Ultimately, I think pregnancy should be in the hands of two people: the mother AND father. People who are forced into parenthood don't always become the best of parents. If two people get pregnant, and the man doesn't want to be a father, consider both circumstances.
For example, my roommate and I are in a sexual relationship. He's a very good friend of mine; we've known since before I knew my daughter's father. I'm still emotionally damaged from my ex, and have some amount of emotional scarring that keeps me from even wanting to look for a new relationship. Likewise, my roommate's fiancee died suddenly two years ago from an aneurism, and he's unable to emotionally connect with others. We have no intention of marrying or having children, but we both understand that contraception isn't 100% effective.
He doesn't want to be a dad. At all. The idea terrifies him, even in the abstract. Does that mean he should be relegated to monkhood, as the don't-want-babies-don't-have-sex-ers would say? Fuck that. He's an adult, and a human. Same for me.
BUT. That doesn't mean that I won't take his stance into account. We've already discussed the fact that I'm anti-abortion. For me. I cannot bring myself to abort a baby because I know that I would love it with all my heart and soul, just like I do Kelsa.
However, in deference to the fact that this hypothetical pregnancy will certainly be an accident, and unwanted on his end, I fully intend to offer him the opportunity to waive his legal rights and responsibilities. Hell, I'll even help hide it from his momma, if he asks, so that he doesn't have to feel pressure from her to step into a role he doesn't want. NO ONE should be forced into parenthood. And I don't feel it's right to force someone to pay for a lifetime for an accident. Or in this case, force our child to feel unwanted. All I ask is for my roommate's name on the birth certificate, and a promise for medical aid if our child has need of it (such as needing transplants or something like that.)
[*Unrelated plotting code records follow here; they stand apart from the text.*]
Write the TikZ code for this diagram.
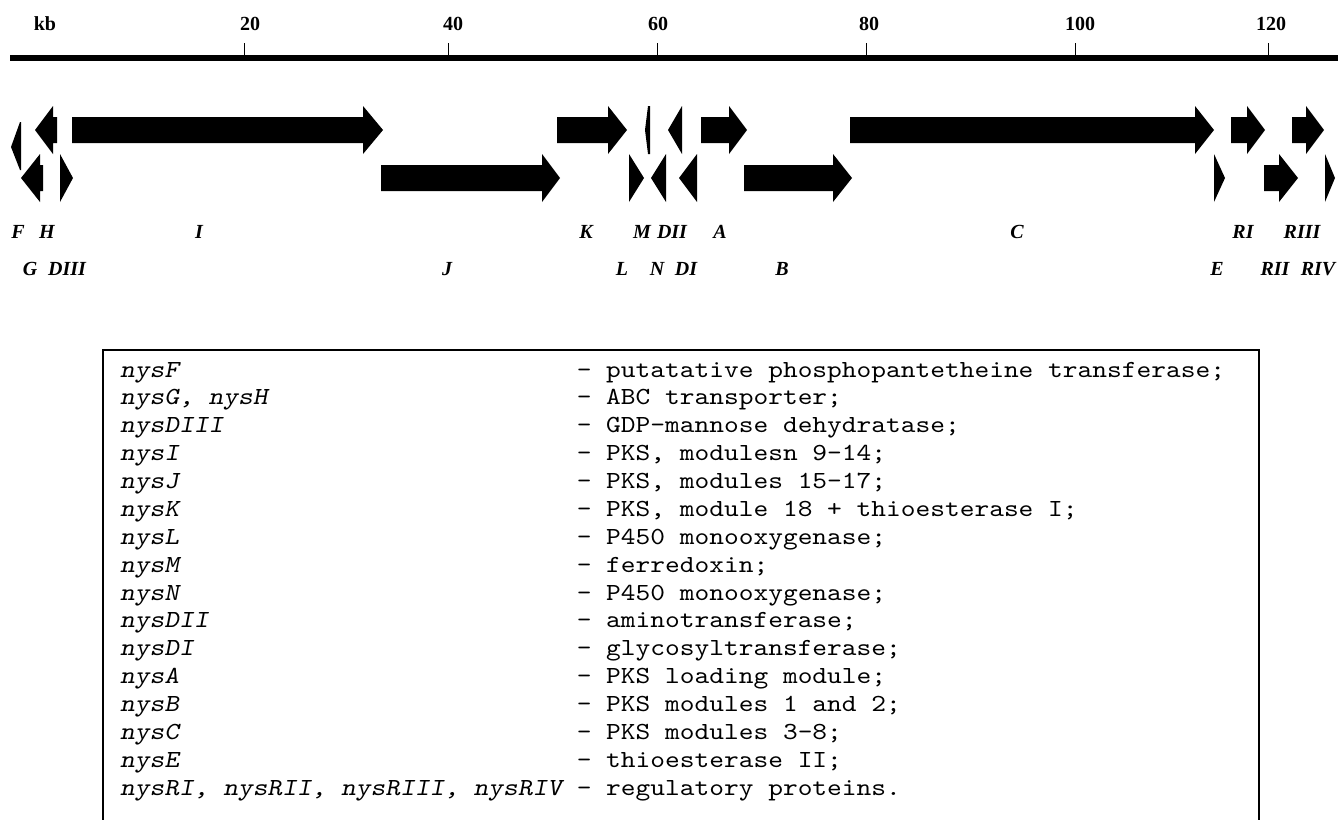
\documentclass[tikz,border=0pt]{standalone}
\usepackage{fontspec}
\setmainfont{Liberation Serif}
\setmonofont{lmmono10-regular.otf}[ItalicFont=lmmonoslant10-regular.otf, FakeStretch=1.143]
\newcommand\geneR[4]{\fill (#1,#4-13) -- (#2,#4-13) -- (#2,#4-24) -- (#3,#4) -- (#2,#4+24) -- (#2,#4+13) -- (#1,#4+13) -- cycle;}
\newcommand\geneL[4]{\fill (#1,#4) -- (#2,#4-24) -- (#2,#4-13) -- (#3,#4-13) -- (#3,#4+13) -- (#2,#4+13) -- (#2,#4+24) -- cycle;}
\begin{document}
\begin{tikzpicture}[x=1pt,y=-1pt,
  glabel/.style={font=\fontsize{20}{20}\selectfont\bfseries\itshape, anchor=base, inner sep=0pt},
  ticklabel/.style={font=\fontsize{20}{20}\selectfont\bfseries, anchor=base, inner sep=0pt},
  ltext/.style={font=\fontsize{24.55}{28}\selectfont\ttfamily\itshape, anchor=base west, inner sep=0pt},
  rtext/.style={font=\fontsize{24.55}{28}\selectfont\ttfamily, anchor=base west, inner sep=0pt},
  tickmark/.style={line width=1pt},
  axis/.style={line width=6pt},
  legendbox/.style={line width=1.3pt}]
\useasboundingbox (0,0) rectangle (1338,819);
\clip (0,0) rectangle (1338,819);
% scale axis
\draw[axis] (10,58) -- (1345,58);
\foreach \x in {244,448,657,866,1075,1268} \draw[tickmark] (\x,43) -- (\x,55);
\node[ticklabel] (kb) at (45,30) {kb};
\node[ticklabel] (t20) at (250,30) {20};
\node[ticklabel] (t40) at (453,30) {40};
\node[ticklabel] (t60) at (658,30) {60};
\node[ticklabel] (t80) at (869,30) {80};
\node[ticklabel] (t100) at (1080,30) {100};
\node[ticklabel] (t120) at (1271,30) {120};
% genes row 1
\fill (11,147) -- (20,122) -- (21,122) -- (21,170) -- (20,170) -- cycle; % F
\geneL{35}{53}{57}{130}   % H
\geneR{72}{363}{383}{130} % I
\geneR{557}{608}{627}{130} % K
\fill (645,130) -- (648,106) -- (650,106) -- (650,154) -- (648,154) -- cycle; % M
\geneL{668}{682}{682}{130} % DII
\geneR{701}{729}{747}{130} % A
\geneR{850}{1195}{1214}{130} % C
\geneR{1231}{1247}{1265}{130} % RI
\geneR{1292}{1306}{1324}{130} % RIII
% genes row 2
\geneL{21}{40}{43}{178} % G
\geneR{60}{60}{73}{178} % DIII
\geneR{381}{542}{560}{178} % J
\geneR{629}{629}{644}{178} % L
\geneL{651}{666}{666}{178} % N
\geneL{679}{697}{697}{178} % DI
\geneR{744}{833}{852}{178} % B
\geneR{1214}{1214}{1225}{178} % E
\geneR{1264}{1279}{1298}{178} % RII
\geneR{1325}{1325}{1335}{178} % RIV
% gene labels
\node[glabel] (lF) at (18,238) {F};
\node[glabel] (lH) at (47,238) {H};
\node[glabel] (lI) at (199,238) {I};
\node[glabel] (lK) at (586,238) {K};
\node[glabel] (lM) at (642,238) {M};
\node[glabel] (lDII) at (672,238) {DII};
\node[glabel] (lA) at (720,238) {A};
\node[glabel] (lC) at (1017,238) {C};
\node[glabel] (lRI) at (1243,238) {RI};
\node[glabel] (lRIII) at (1302,238) {RIII};
\node[glabel] (lG) at (30,275) {G};
\node[glabel] (lDIII) at (67,275) {DIII};
\node[glabel] (lJ) at (447,275) {J};
\node[glabel] (lL) at (622,275) {L};
\node[glabel] (lN) at (657,275) {N};
\node[glabel] (lDI) at (686,275) {DI};
\node[glabel] (lB) at (782,275) {B};
\node[glabel] (lE) at (1217,275) {E};
\node[glabel] (lRII) at (1275,275) {RII};
\node[glabel] (lRIV) at (1318,275) {RIV};
% legend box
\draw[legendbox] (103,840) -- (103,350) -- (1259,350) -- (1259,840);
\node[ltext] (a1) at (120,377) {nysF};
\node[rtext] (b1) at (576.6,377) {- putatative phosphopantetheine transferase;};
\node[ltext] (a2) at (120,404.9) {nysG, nysH};
\node[rtext] (b2) at (576.6,404.9) {- ABC transporter;};
\node[ltext] (a3) at (120,432.7) {nysDIII};
\node[rtext] (b3) at (576.6,432.7) {- GDP-mannose dehydratase;};
\node[ltext] (a4) at (120,460.6) {nysI};
\node[rtext] (b4) at (576.6,460.6) {- PKS, modulesn 9-14;};
\node[ltext] (a5) at (120,488.5) {nysJ};
\node[rtext] (b5) at (576.6,488.5) {- PKS, modules 15-17;};
\node[ltext] (a6) at (120,516.4) {nysK};
\node[rtext] (b6) at (576.6,516.4) {- PKS, module 18 + thioesterase I;};
\node[ltext] (a7) at (120,544.2) {nysL};
\node[rtext] (b7) at (576.6,544.2) {- P450 monooxygenase;};
\node[ltext] (a8) at (120,572.1) {nysM};
\node[rtext] (b8) at (576.6,572.1) {- ferredoxin;};
\node[ltext] (a9) at (120,600.0) {nysN};
\node[rtext] (b9) at (576.6,600.0) {- P450 monooxygenase;};
\node[ltext] (a10) at (120,627.8) {nysDII};
\node[rtext] (b10) at (576.6,627.8) {- aminotransferase;};
\node[ltext] (a11) at (120,655.7) {nysDI};
\node[rtext] (b11) at (576.6,655.7) {- glycosyltransferase;};
\node[ltext] (a12) at (120,683.6) {nysA};
\node[rtext] (b12) at (576.6,683.6) {- PKS loading module;};
\node[ltext] (a13) at (120,711.4) {nysB};
\node[rtext] (b13) at (576.6,711.4) {- PKS modules 1 and 2;};
\node[ltext] (a14) at (120,739.3) {nysC};
\node[rtext] (b14) at (576.6,739.3) {- PKS modules 3-8;};
\node[ltext] (a15) at (120,767.2) {nysE};
\node[rtext] (b15) at (576.6,767.2) {- thioesterase II;};
\node[ltext] (a16) at (120,795.1) {nysRI, nysRII, nysRIII, nysRIV};
\node[rtext] (b16) at (576.6,795.1) {- regulatory proteins.};
\end{tikzpicture}
\end{document}
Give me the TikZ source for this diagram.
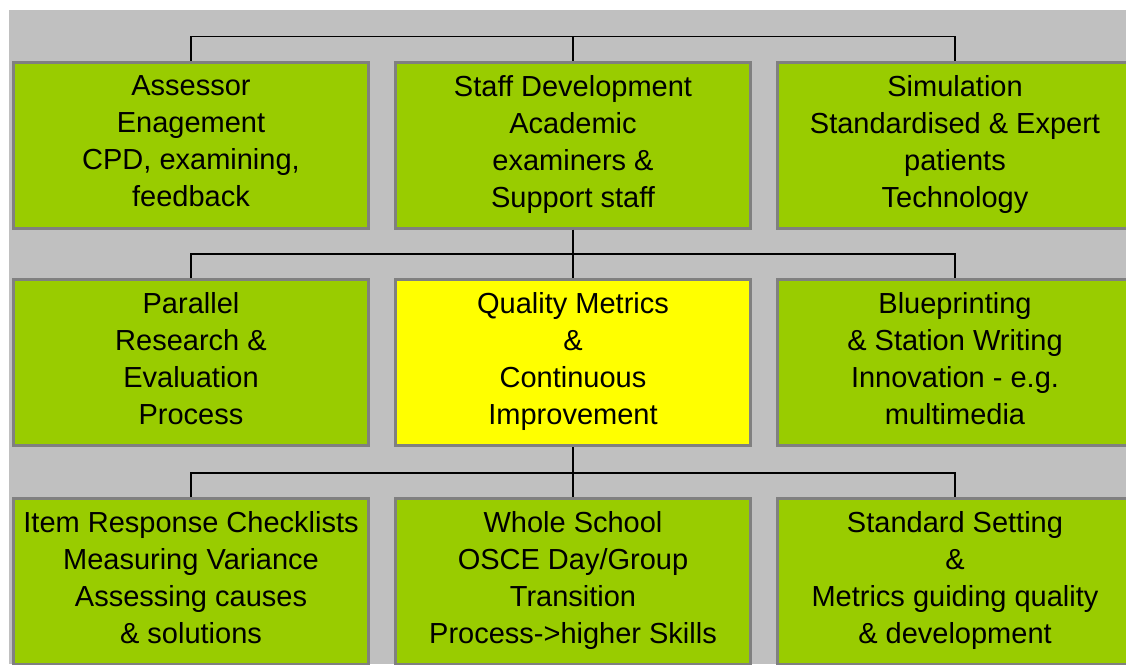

And I know someone might be asking "why not offer the same thing to that deadbeat baby daddy you already have?" My reason there also takes into circumstances. My ex and I had set the date for our wedding. We'd been common law married for two years, together two and a half. We agreed that we were going to stop protected sex and let it happen if it happened.
My ex and I didn't get pregnant on accident. We agreed to it, and he *changed his mind later.* Not just about the baby, but me as well. He never asked for an abortion, just for me to leave and he would 'come and visit.' And as I've told him before, our daughter isn't a puppy that you can un-adopt and send back to the pound. She's a living, breathing, human being with feelings and thoughts and understanding. Once she was born, she was his responsibility as well as mine, because he chose to help bring her into being. That he's a shitty parent is neither my fault nor hers. All I can do is be the best mom I can in his place, and hold him accountable for his choices.
All right; my 'vague thought' took a lot more space and energy than I intended. I need a nap.